Short exercise: Pictures should be excluded; otherwise, copy every entry exactly.

--- Begin Data for processing ---

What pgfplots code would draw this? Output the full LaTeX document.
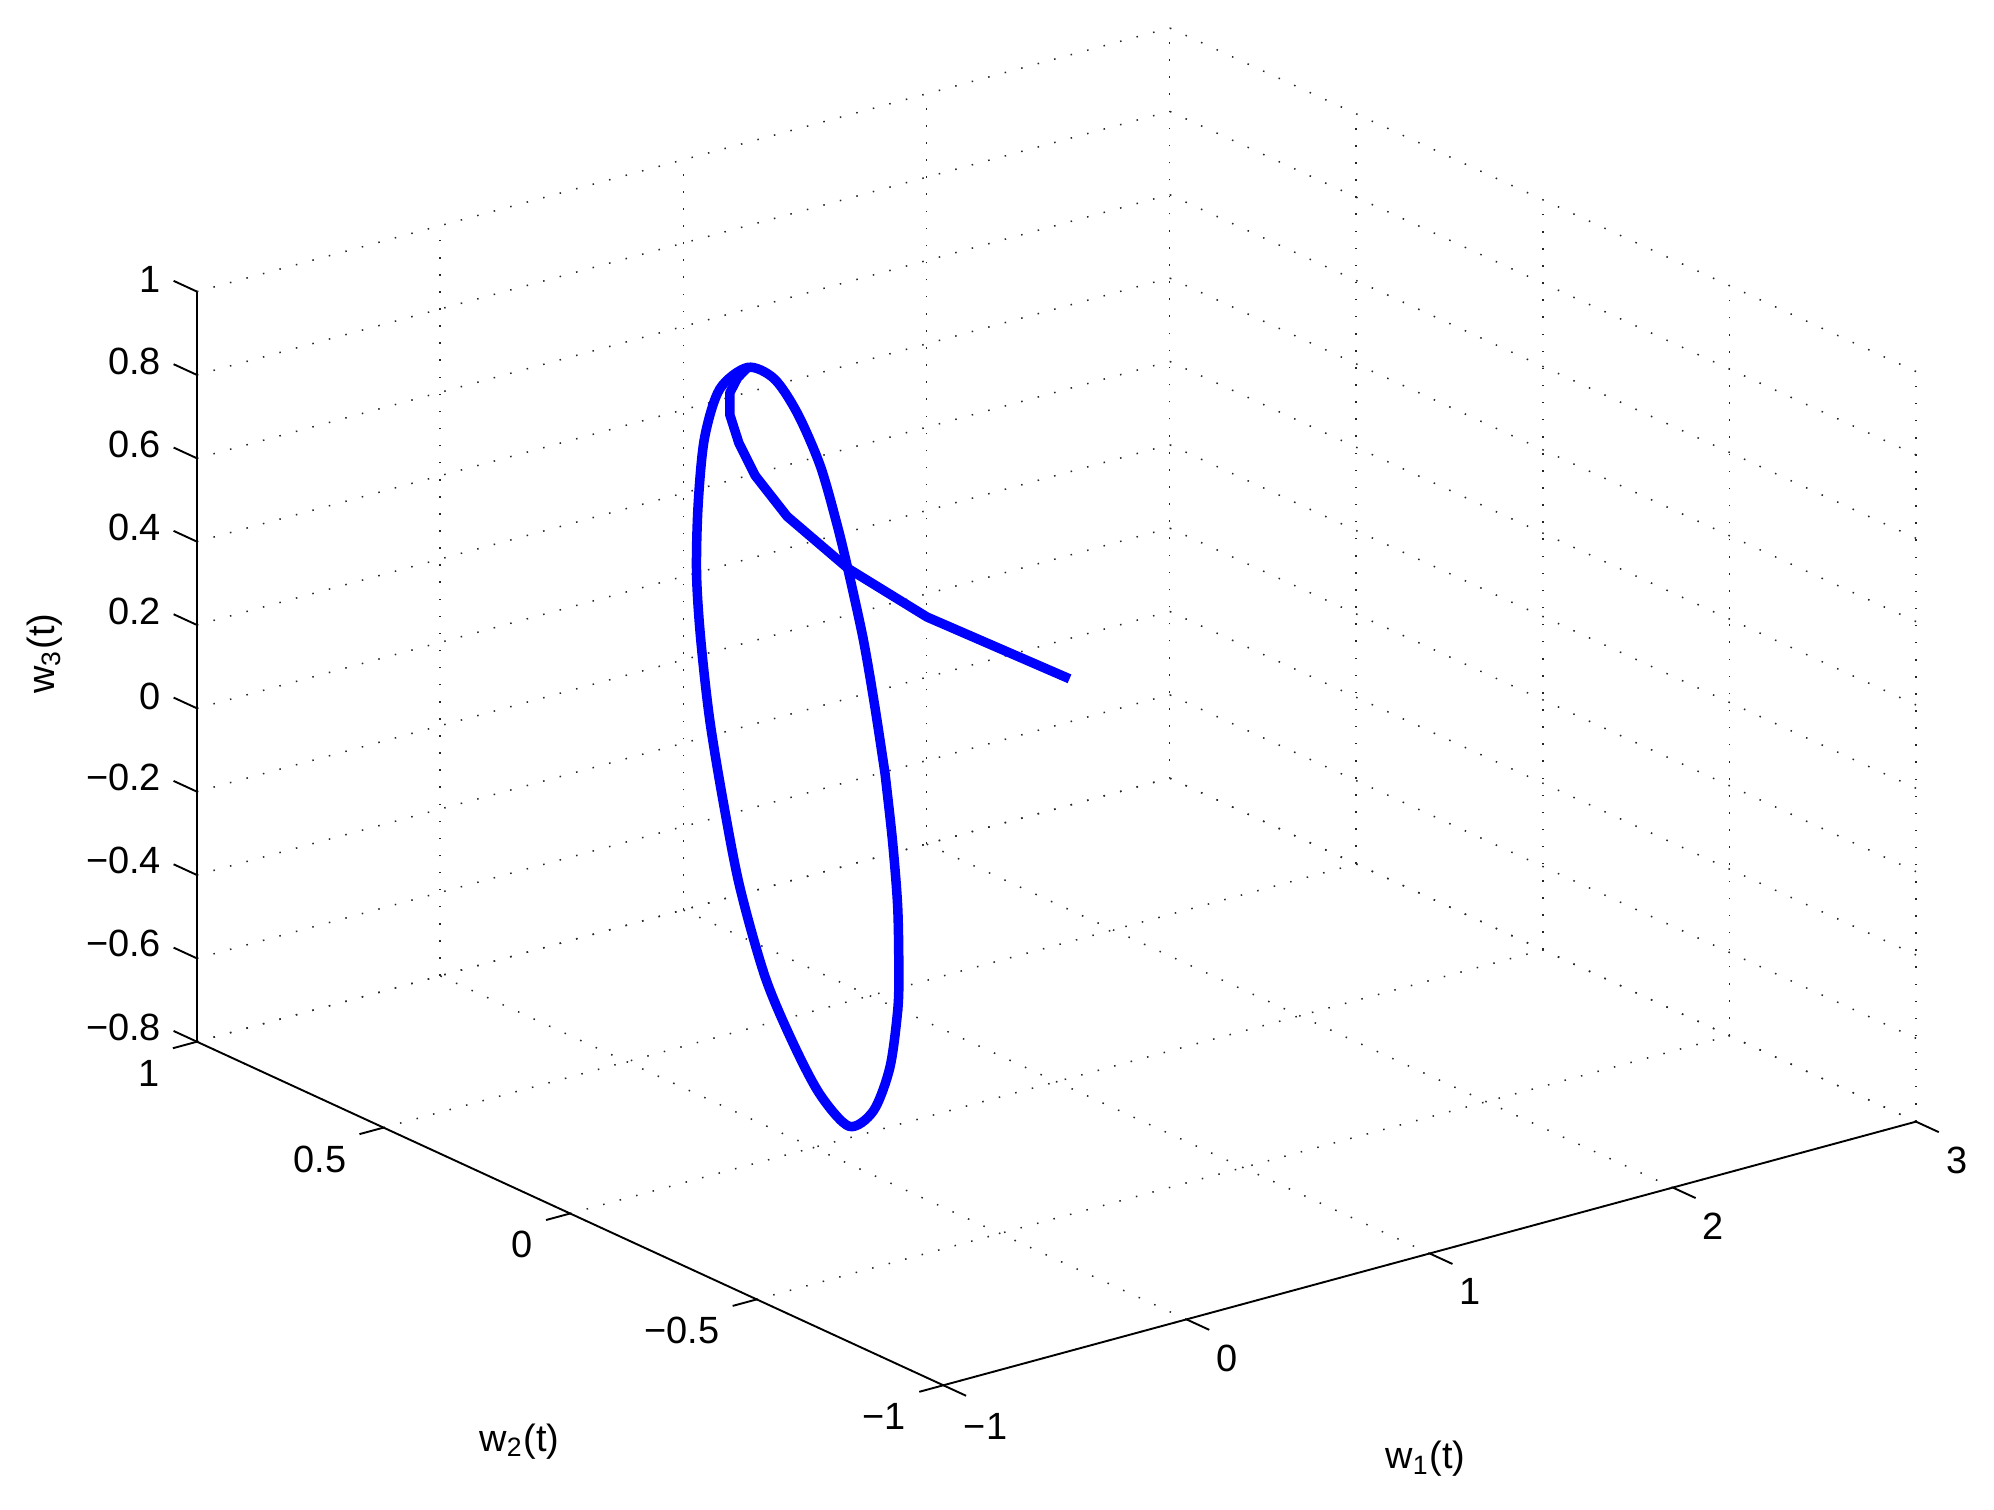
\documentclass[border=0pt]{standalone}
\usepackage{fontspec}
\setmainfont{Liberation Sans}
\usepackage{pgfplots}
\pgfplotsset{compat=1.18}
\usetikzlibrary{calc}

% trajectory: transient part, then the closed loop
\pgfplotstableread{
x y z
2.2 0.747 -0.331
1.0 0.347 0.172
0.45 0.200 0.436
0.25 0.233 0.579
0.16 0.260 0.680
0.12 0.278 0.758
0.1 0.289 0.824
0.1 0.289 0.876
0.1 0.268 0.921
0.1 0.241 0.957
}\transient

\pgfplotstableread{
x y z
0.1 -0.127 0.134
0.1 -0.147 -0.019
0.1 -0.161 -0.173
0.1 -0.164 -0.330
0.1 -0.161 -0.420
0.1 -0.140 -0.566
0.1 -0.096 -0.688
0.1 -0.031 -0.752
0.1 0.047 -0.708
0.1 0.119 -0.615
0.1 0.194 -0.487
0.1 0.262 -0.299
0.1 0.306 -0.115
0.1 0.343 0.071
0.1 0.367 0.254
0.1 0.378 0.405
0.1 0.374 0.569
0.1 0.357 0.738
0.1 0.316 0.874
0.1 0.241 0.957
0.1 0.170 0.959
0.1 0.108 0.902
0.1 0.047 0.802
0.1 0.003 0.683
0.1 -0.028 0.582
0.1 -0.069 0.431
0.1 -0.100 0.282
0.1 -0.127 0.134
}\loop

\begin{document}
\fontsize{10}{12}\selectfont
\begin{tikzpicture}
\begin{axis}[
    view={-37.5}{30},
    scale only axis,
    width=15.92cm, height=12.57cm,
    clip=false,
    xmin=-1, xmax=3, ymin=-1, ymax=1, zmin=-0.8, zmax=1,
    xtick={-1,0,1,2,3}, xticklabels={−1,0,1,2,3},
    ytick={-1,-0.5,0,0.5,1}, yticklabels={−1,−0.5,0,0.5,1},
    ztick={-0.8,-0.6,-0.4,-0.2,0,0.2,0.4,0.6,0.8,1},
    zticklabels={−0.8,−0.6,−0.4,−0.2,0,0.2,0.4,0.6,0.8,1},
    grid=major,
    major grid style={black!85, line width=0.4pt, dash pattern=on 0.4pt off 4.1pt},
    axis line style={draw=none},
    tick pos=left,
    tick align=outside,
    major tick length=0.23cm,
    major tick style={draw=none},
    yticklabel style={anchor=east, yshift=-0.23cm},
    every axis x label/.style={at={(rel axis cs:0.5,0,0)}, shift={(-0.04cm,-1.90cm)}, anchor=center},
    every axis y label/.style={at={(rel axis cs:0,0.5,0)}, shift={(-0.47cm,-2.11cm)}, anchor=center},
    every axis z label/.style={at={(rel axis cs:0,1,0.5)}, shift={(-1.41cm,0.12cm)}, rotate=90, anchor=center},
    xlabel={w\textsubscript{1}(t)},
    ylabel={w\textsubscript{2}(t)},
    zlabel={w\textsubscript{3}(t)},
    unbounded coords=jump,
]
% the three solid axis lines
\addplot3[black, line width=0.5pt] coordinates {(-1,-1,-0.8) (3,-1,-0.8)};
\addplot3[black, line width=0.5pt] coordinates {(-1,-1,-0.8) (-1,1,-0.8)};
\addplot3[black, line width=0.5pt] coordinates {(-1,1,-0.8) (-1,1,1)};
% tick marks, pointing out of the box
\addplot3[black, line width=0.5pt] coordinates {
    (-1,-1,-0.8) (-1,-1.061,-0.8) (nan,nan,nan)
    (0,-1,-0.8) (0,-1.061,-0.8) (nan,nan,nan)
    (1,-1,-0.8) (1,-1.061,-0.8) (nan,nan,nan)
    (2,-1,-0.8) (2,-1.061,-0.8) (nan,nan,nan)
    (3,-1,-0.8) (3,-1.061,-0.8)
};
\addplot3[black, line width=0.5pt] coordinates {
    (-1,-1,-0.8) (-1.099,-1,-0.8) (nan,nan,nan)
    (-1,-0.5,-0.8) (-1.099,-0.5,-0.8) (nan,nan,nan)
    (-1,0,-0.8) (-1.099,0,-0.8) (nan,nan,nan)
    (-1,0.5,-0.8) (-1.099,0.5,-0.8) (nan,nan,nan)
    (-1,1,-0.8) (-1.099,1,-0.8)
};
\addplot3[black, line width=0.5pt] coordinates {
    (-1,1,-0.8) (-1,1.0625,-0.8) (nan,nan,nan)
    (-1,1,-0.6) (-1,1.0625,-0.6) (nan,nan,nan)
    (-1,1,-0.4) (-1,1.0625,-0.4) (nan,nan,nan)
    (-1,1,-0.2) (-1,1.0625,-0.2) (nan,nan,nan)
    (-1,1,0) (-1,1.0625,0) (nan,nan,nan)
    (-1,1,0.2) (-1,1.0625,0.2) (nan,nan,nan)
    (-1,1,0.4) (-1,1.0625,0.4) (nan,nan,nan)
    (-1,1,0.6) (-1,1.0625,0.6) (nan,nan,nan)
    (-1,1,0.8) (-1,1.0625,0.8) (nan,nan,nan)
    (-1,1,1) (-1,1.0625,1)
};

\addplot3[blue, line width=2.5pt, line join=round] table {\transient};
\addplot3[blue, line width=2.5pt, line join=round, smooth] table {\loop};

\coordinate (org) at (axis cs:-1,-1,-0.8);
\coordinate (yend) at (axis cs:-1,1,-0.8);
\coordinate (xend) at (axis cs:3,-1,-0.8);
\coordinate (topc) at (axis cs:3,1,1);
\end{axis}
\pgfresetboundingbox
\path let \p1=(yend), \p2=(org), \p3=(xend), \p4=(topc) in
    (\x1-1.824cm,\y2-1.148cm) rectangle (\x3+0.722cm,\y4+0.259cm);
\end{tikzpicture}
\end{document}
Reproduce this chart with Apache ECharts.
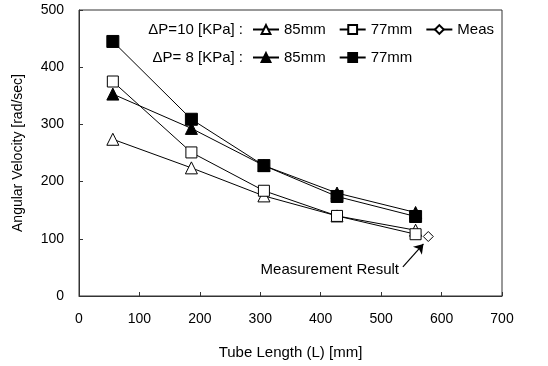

--- End Data for processing ---

Task solution:
What pgfplots code would draw this? Output the full LaTeX document.
\documentclass[border=0pt]{standalone}
\usepackage{fontspec}
\setmainfont{Liberation Sans}
\usepackage{pgfplots}
\pgfplotsset{compat=1.18}
\usetikzlibrary{calc}

% trajectory: transient part, then the closed loop
\pgfplotstableread{
x y z
2.2 0.747 -0.331
1.0 0.347 0.172
0.45 0.200 0.436
0.25 0.233 0.579
0.16 0.260 0.680
0.12 0.278 0.758
0.1 0.289 0.824
0.1 0.289 0.876
0.1 0.268 0.921
0.1 0.241 0.957
}\transient

\pgfplotstableread{
x y z
0.1 -0.127 0.134
0.1 -0.147 -0.019
0.1 -0.161 -0.173
0.1 -0.164 -0.330
0.1 -0.161 -0.420
0.1 -0.140 -0.566
0.1 -0.096 -0.688
0.1 -0.031 -0.752
0.1 0.047 -0.708
0.1 0.119 -0.615
0.1 0.194 -0.487
0.1 0.262 -0.299
0.1 0.306 -0.115
0.1 0.343 0.071
0.1 0.367 0.254
0.1 0.378 0.405
0.1 0.374 0.569
0.1 0.357 0.738
0.1 0.316 0.874
0.1 0.241 0.957
0.1 0.170 0.959
0.1 0.108 0.902
0.1 0.047 0.802
0.1 0.003 0.683
0.1 -0.028 0.582
0.1 -0.069 0.431
0.1 -0.100 0.282
0.1 -0.127 0.134
}\loop

\begin{document}
\fontsize{10}{12}\selectfont
\begin{tikzpicture}
\begin{axis}[
    view={-37.5}{30},
    scale only axis,
    width=15.92cm, height=12.57cm,
    clip=false,
    xmin=-1, xmax=3, ymin=-1, ymax=1, zmin=-0.8, zmax=1,
    xtick={-1,0,1,2,3}, xticklabels={−1,0,1,2,3},
    ytick={-1,-0.5,0,0.5,1}, yticklabels={−1,−0.5,0,0.5,1},
    ztick={-0.8,-0.6,-0.4,-0.2,0,0.2,0.4,0.6,0.8,1},
    zticklabels={−0.8,−0.6,−0.4,−0.2,0,0.2,0.4,0.6,0.8,1},
    grid=major,
    major grid style={black!85, line width=0.4pt, dash pattern=on 0.4pt off 4.1pt},
    axis line style={draw=none},
    tick pos=left,
    tick align=outside,
    major tick length=0.23cm,
    major tick style={draw=none},
    yticklabel style={anchor=east, yshift=-0.23cm},
    every axis x label/.style={at={(rel axis cs:0.5,0,0)}, shift={(-0.04cm,-1.90cm)}, anchor=center},
    every axis y label/.style={at={(rel axis cs:0,0.5,0)}, shift={(-0.47cm,-2.11cm)}, anchor=center},
    every axis z label/.style={at={(rel axis cs:0,1,0.5)}, shift={(-1.41cm,0.12cm)}, rotate=90, anchor=center},
    xlabel={w\textsubscript{1}(t)},
    ylabel={w\textsubscript{2}(t)},
    zlabel={w\textsubscript{3}(t)},
    unbounded coords=jump,
]
% the three solid axis lines
\addplot3[black, line width=0.5pt] coordinates {(-1,-1,-0.8) (3,-1,-0.8)};
\addplot3[black, line width=0.5pt] coordinates {(-1,-1,-0.8) (-1,1,-0.8)};
\addplot3[black, line width=0.5pt] coordinates {(-1,1,-0.8) (-1,1,1)};
% tick marks, pointing out of the box
\addplot3[black, line width=0.5pt] coordinates {
    (-1,-1,-0.8) (-1,-1.061,-0.8) (nan,nan,nan)
    (0,-1,-0.8) (0,-1.061,-0.8) (nan,nan,nan)
    (1,-1,-0.8) (1,-1.061,-0.8) (nan,nan,nan)
    (2,-1,-0.8) (2,-1.061,-0.8) (nan,nan,nan)
    (3,-1,-0.8) (3,-1.061,-0.8)
};
\addplot3[black, line width=0.5pt] coordinates {
    (-1,-1,-0.8) (-1.099,-1,-0.8) (nan,nan,nan)
    (-1,-0.5,-0.8) (-1.099,-0.5,-0.8) (nan,nan,nan)
    (-1,0,-0.8) (-1.099,0,-0.8) (nan,nan,nan)
    (-1,0.5,-0.8) (-1.099,0.5,-0.8) (nan,nan,nan)
    (-1,1,-0.8) (-1.099,1,-0.8)
};
\addplot3[black, line width=0.5pt] coordinates {
    (-1,1,-0.8) (-1,1.0625,-0.8) (nan,nan,nan)
    (-1,1,-0.6) (-1,1.0625,-0.6) (nan,nan,nan)
    (-1,1,-0.4) (-1,1.0625,-0.4) (nan,nan,nan)
    (-1,1,-0.2) (-1,1.0625,-0.2) (nan,nan,nan)
    (-1,1,0) (-1,1.0625,0) (nan,nan,nan)
    (-1,1,0.2) (-1,1.0625,0.2) (nan,nan,nan)
    (-1,1,0.4) (-1,1.0625,0.4) (nan,nan,nan)
    (-1,1,0.6) (-1,1.0625,0.6) (nan,nan,nan)
    (-1,1,0.8) (-1,1.0625,0.8) (nan,nan,nan)
    (-1,1,1) (-1,1.0625,1)
};

\addplot3[blue, line width=2.5pt, line join=round] table {\transient};
\addplot3[blue, line width=2.5pt, line join=round, smooth] table {\loop};

\coordinate (org) at (axis cs:-1,-1,-0.8);
\coordinate (yend) at (axis cs:-1,1,-0.8);
\coordinate (xend) at (axis cs:3,-1,-0.8);
\coordinate (topc) at (axis cs:3,1,1);
\end{axis}
\pgfresetboundingbox
\path let \p1=(yend), \p2=(org), \p3=(xend), \p4=(topc) in
    (\x1-1.824cm,\y2-1.148cm) rectangle (\x3+0.722cm,\y4+0.259cm);
\end{tikzpicture}
\end{document}
Reproduce this chart with Apache ECharts.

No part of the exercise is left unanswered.